Ransby is best known for her award-winning biography of civil rights icon, Ella Baker, entitled: Ella Baker: A Radical Democratic Vision. She also published a biography entitled: Eslanda: The Large and Unconventional Life of Mrs. Paul Robeson, which chronicles the subject’s anti-colonial work at the United Nations and beyond. Her most recent book is Making All Black Lives Matter: Reimagining Freedom in the 21st Century in which she maps the Black feminist roots of the movement. Dr. Ransby is a Distinguished Professor at the University of Illinois at Chicago where she directs the Social Justice Initiative, a project that builds bridges between university-based scholars and community social change makers. She was also the editor and chief of the journal, Souls: A Critical Journal of Black Politics, Culture and Society (2013-2023), serves on the editorial board of the London-based journal, Race and Class, and publishes regularly in popular and scholarly outlets, including: In These Times, The Nation Dissent, and The Boston Review. She lectures widely at conferences and on college campuses across the country and internationally.

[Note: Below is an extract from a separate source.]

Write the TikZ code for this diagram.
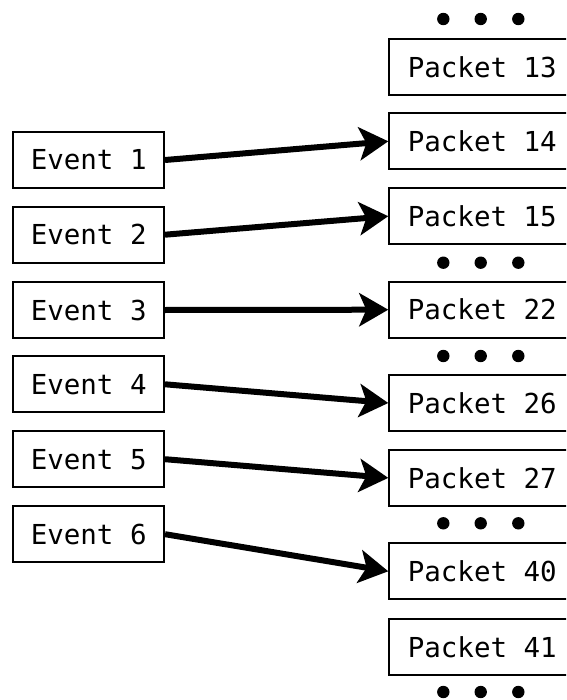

Barbara Ransby grew up in a working class Black neighborhood in Detroit in the 1960s and 70s, where her social and political activism began. She has been involved in many progressive campaigns over the years. Most recently she has worked with and lent support to, the Movement for Black Lives, and The Rising Majority. She is also a founding member of Scholars for Social Justice. She is a former board member of the Woods Fund of Chicago, and currently serves on the boards of Equity and Transformation, and Organized Communities Against Deportations. She is past president of the National Women’s Studies Association (2016 -2018), recipient of the 2018 Angela Davis Award for scholarship in the public good from the American Studies Association and the 2022 Franz Fanon Lifetime Achievement Award from the Caribbean Philosophical Association. She was co-chair of the Transition Team of Chicago’s progressive mayor, Brandon Johnson, who assumed office in 2023.